Treasury Secretary Mnuchin says “nyet.” As expected, Mnuchin said he would not comply with House Ways & Means Committee Chair Richard Neal’s request for six years of President Trump’s tax returns. Mnuchin said the request “presents serious constitutional questions” and serves no legislative purpose. Neal may issue a subpoena for the returns and the dispute will almost certainly end up in federal court.
Pew Charitable Trusts: State tax revenues are strong … for now. Its latest analysis of state revenues finds that 41 states collected more in income tax revenues last year than prior to the Great Recession. The increase was largely due to the effects of the Tax Cuts and Jobs Act on state income taxes and the strong economy. In recent months, however, income tax collections are missing estimates in nearly half the states. TPC’s Lucy Dadayan suggests that "If income tax returns fall short this April, it would be prudent for state officials to revisit longer-term fiscal planning strategies.”
Poll: Small business owners’ see little benefit from the TCJA. The latest Wells Fargo/Gallup Small Business Survey, conducted April 1-5, reports that half of small business owners say the TCJA has not had much effect on their business, while one-quarter say it has had a positive effect and one-fifth say it has been a negative. About half doubt the TCJA changed the amount of taxes they paid in 2018. These results largely reflect the views of the general public, based on separate Gallup research.
Want the rich to pay their fair share in taxes? Raising their rates might not be the best first answer. In their New York Times essay, Pro Publica reporters argue that the IRS doesn’t have the resources—budgetary or personnel—necessary to audit frequently or chase after offshore accounts and tax cheats. While Democratic presidential candidates propose raising taxes on the rich “the boldest tax plan of all starts with salvaging the IRS.”
Senate Budget Committee Chair Enzi Will Retire. Sen. Mike Enzi will retire when his term expires next year. Enzi has been a long-time advocate for budget reform and says it will be his priority over the next 18 months.

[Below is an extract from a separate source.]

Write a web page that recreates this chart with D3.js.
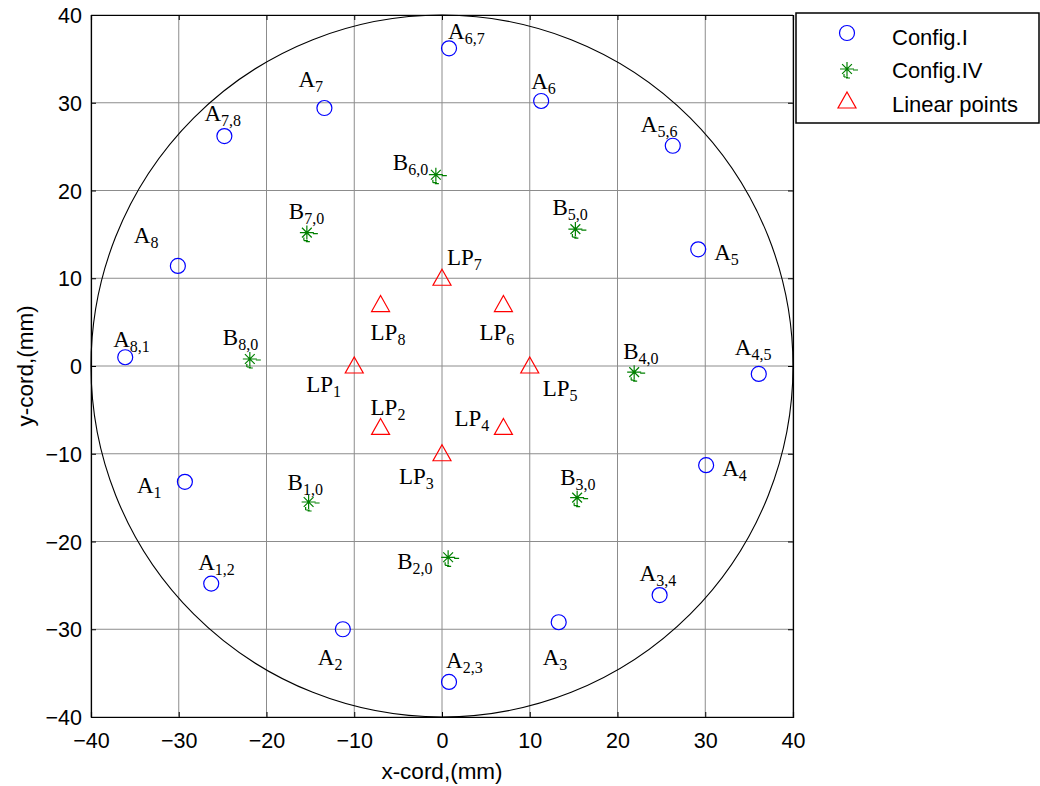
<!DOCTYPE html>
<html>
<head>
<meta charset="utf-8">
<script src="https://cdn.jsdelivr.net/npm/d3@7"></script>
<style>
  html, body { margin: 0; padding: 0; background: #fff; }
  svg { display: block; }
</style>
</head>
<body>
<svg id="chart" width="1040" height="786"></svg>
<script>
// Config.I sensor positions (mm)
const configI = [
  { name: "A", sub: "6,7", x: 0.8,   y: 36.2 },
  { name: "A", sub: "6",   x: 11.3,  y: 30.2 },
  { name: "A", sub: "7",   x: -13.4, y: 29.4 },
  { name: "A", sub: "7,8", x: -24.8, y: 26.2 },
  { name: "A", sub: "5,6", x: 26.3,  y: 25.1 },
  { name: "A", sub: "5",   x: 29.2,  y: 13.3 },
  { name: "A", sub: "8",   x: -30.1, y: 11.4 },
  { name: "A", sub: "8,1", x: -36.1, y: 1.0 },
  { name: "A", sub: "4,5", x: 36.1,  y: -0.9 },
  { name: "A", sub: "4",   x: 30.1,  y: -11.3 },
  { name: "A", sub: "1",   x: -29.3, y: -13.2 },
  { name: "A", sub: "1,2", x: -26.3, y: -24.8 },
  { name: "A", sub: "3,4", x: 24.8,  y: -26.1 },
  { name: "A", sub: "2",   x: -11.3, y: -30.0 },
  { name: "A", sub: "3",   x: 13.3,  y: -29.2 },
  { name: "A", sub: "2,3", x: 0.8,   y: -36.0 }
];

// Config.IV sensor positions (mm)
const configIV = [
  { name: "B", sub: "6,0", x: -0.7,  y: 21.8 },
  { name: "B", sub: "7,0", x: -15.4, y: 15.2 },
  { name: "B", sub: "5,0", x: 15.2,  y: 15.6 },
  { name: "B", sub: "8,0", x: -21.9, y: 0.8 },
  { name: "B", sub: "4,0", x: 21.9,  y: -0.7 },
  { name: "B", sub: "1,0", x: -15.2, y: -15.5 },
  { name: "B", sub: "3,0", x: 15.4,  y: -15.0 },
  { name: "B", sub: "2,0", x: 0.7,   y: -21.8 }
];

// Linear points (mm)
const linearPoints = [
  { name: "LP", sub: "7", x: 0,   y: 10 },
  { name: "LP", sub: "8", x: -7,  y: 7 },
  { name: "LP", sub: "6", x: 7,   y: 7 },
  { name: "LP", sub: "1", x: -10, y: 0 },
  { name: "LP", sub: "5", x: 10,  y: 0 },
  { name: "LP", sub: "2", x: -7,  y: -7 },
  { name: "LP", sub: "4", x: 7,   y: -7 },
  { name: "LP", sub: "3", x: 0,   y: -10 }
];

// Boundary circle radius (mm)
const boundaryRadius = [40];

const xTicks = [-40, -30, -20, -10, 0, 10, 20, 30, 40];
const yTicks = [-40, -30, -20, -10, 0, 10, 20, 30, 40];
const legendLabels = ["Config.I", "Config.IV", "Linear points"];

// Label placement relative to each marker, in pixels (dx to text start, dy to baseline)
const labelOffsetI = [
  [-1, -9], [-10, -12], [-26, -21], [-20, -15], [-32, -14], [16, 11],
  [-44, -23], [-12, -10], [-24, -19], [16, 11], [-48, 11], [-13, -14],
  [-20, -14], [-25, 36], [-16, 43], [-3, -14]
];
const labelOffsetIV = [
  [-43, -5], [-18, -14], [-23, -14], [-27, -14], [-11, -13], [-21, -12],
  [-17, -13], [-51, 12]
];
const labelOffsetLP = [
  [5, -13], [-10, 35], [-24, 35], [-48, 26], [13, 30], [-10, -12],
  [-49, -1], [-43, 30]
];

const svg = d3.select("#chart");
const margin = { left: 91, top: 15, right: 247, bottom: 69 };
const W = 1040, H = 786;
const plotW = W - margin.left - margin.right;
const plotH = H - margin.top - margin.bottom;

const x = d3.scaleLinear().domain([-40, 40]).range([margin.left, margin.left + plotW]);
const y = d3.scaleLinear().domain([-40, 40]).range([margin.top + plotH, margin.top]);

const g = svg.append("g");

// grid
g.append("g").selectAll("line").data(xTicks).join("line")
  .attr("x1", d => x(d)).attr("x2", d => x(d))
  .attr("y1", y(-40)).attr("y2", y(40))
  .attr("stroke", "#8c8c8c").attr("stroke-width", 1);
g.append("g").selectAll("line").data(yTicks).join("line")
  .attr("y1", d => y(d)).attr("y2", d => y(d))
  .attr("x1", x(-40)).attr("x2", x(40))
  .attr("stroke", "#8c8c8c").attr("stroke-width", 1);

// boundary circle
g.selectAll("circle.bound").data(boundaryRadius).join("circle")
  .attr("class", "bound")
  .attr("cx", x(0)).attr("cy", y(0))
  .attr("r", d => x(d) - x(0))
  .attr("fill", "none").attr("stroke", "#000").attr("stroke-width", 1.1);

// axes
const fontAxis = "'Liberation Sans', Arial, sans-serif";
const xAxis = d3.axisBottom(x).tickValues(xTicks).tickSize(-5).tickPadding(23);
const yAxis = d3.axisLeft(y).tickValues(yTicks).tickSize(-5).tickPadding(9);
const xa = g.append("g").attr("transform", `translate(0,${y(-40)})`).call(xAxis);
const ya = g.append("g").attr("transform", `translate(${x(-40)},0)`).call(yAxis);
const xaTop = g.append("g").attr("transform", `translate(0,${y(40)})`).call(d3.axisTop(x).tickValues(xTicks).tickSize(-5).tickFormat(""));
const yaRight = g.append("g").attr("transform", `translate(${x(40)},0)`).call(d3.axisRight(y).tickValues(yTicks).tickSize(-5).tickFormat(""));
[xa, ya, xaTop, yaRight].forEach(a => {
  a.select(".domain").attr("stroke", "#000").attr("stroke-width", 1.2);
  a.selectAll(".tick line").attr("stroke", "#000");
  a.selectAll("text").attr("font-family", fontAxis).attr("font-size", 21.5).attr("fill", "#000");
});
xa.selectAll("text").attr("dy", "0.35em");
ya.selectAll("text").attr("dy", "0.35em");

// axis titles
svg.append("text").attr("x", x(0)).attr("y", 779)
  .attr("text-anchor", "middle").attr("font-family", fontAxis).attr("font-size", 22.5)
  .text("x-cord,(mm)");
svg.append("text").attr("transform", `translate(33,${y(0)}) rotate(-90)`)
  .attr("text-anchor", "middle").attr("font-family", fontAxis).attr("font-size", 22.5)
  .text("y-cord,(mm)");

// marker drawers
const blue = "#0000ff", green = "#008000", red = "#ff0000";
function drawCircle(sel) {
  sel.append("circle").attr("r", 7.5).attr("fill", "none").attr("stroke", blue).attr("stroke-width", 1.2);
}
function drawStar(sel) {
  const r = 7;
  const k = r * 0.7;
  const p = [`M${-r},0L${r},0`, `M0,${-r}L0,${r}`,
             `M${-k},${-k}L${k},${k}`, `M${-k},${k}L${k},${-k}`];
  sel.append("path").attr("d", p.join("")).attr("stroke", green).attr("stroke-width", 1.2).attr("fill", "none");
  // dash-dot tail of the marker
  sel.append("path").attr("d", "M6,1L11,1M-3,5L-3,8M-3,8L1,8M-1,9L3,9")
    .attr("stroke", green).attr("stroke-width", 1.2).attr("fill", "none");
}
function drawTriangle(sel) {
  sel.append("path").attr("d", "M0,-9L9,7L-9,7Z").attr("fill", "none").attr("stroke", red).attr("stroke-width", 1.2);
}

const fontLabel = "'Liberation Serif', 'Times New Roman', serif";
function drawSeries(data, offsets, drawer) {
  const grp = g.append("g");
  const pts = grp.selectAll("g.pt").data(data).join("g")
    .attr("class", "pt")
    .attr("transform", d => `translate(${x(d.x)},${y(d.y)})`);
  drawer(pts);
  const lab = grp.selectAll("text").data(data).join("text")
    .attr("x", (d, i) => x(d.x) + offsets[i][0])
    .attr("y", (d, i) => y(d.y) + offsets[i][1])
    .attr("font-family", fontLabel).attr("font-size", 23).attr("fill", "#000");
  lab.append("tspan").text(d => d.name);
  lab.append("tspan").attr("font-size", 16).attr("dy", 5).text(d => d.sub);
}
drawSeries(configI, labelOffsetI, drawCircle);
drawSeries(configIV, labelOffsetIV, drawStar);
drawSeries(linearPoints, labelOffsetLP, drawTriangle);

// legend
const lg = svg.append("g").attr("transform", "translate(796,13)");
lg.append("rect").attr("width", 243).attr("height", 110).attr("fill", "#fff").attr("stroke", "#000").attr("stroke-width", 1.5);
const drawers = [drawCircle, drawStar, drawTriangle];
const markerRows = [20, 56, 88];
const textRows = [32, 65, 99];
legendLabels.forEach((t, i) => {
  const row = lg.append("g").attr("transform", `translate(51,${markerRows[i]})`);
  drawers[i](row);
  lg.append("text").attr("x", 96).attr("y", textRows[i])
    .attr("font-family", fontAxis).attr("font-size", 22).text(t);
});
</script>
</body>
</html>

Budget expert Stan Collender has died. The Budget Guy, as he liked to call himself, was a leading expert in fiscal policy, the deficit, and the congressional budget process. A long-time Hill staffer turned commentator, Stan was skilled at explaining arcane fiscal issues in simple, lay terms. He even made fiscal policy part of a stand-up comedy act. He passed away last Friday at age 68.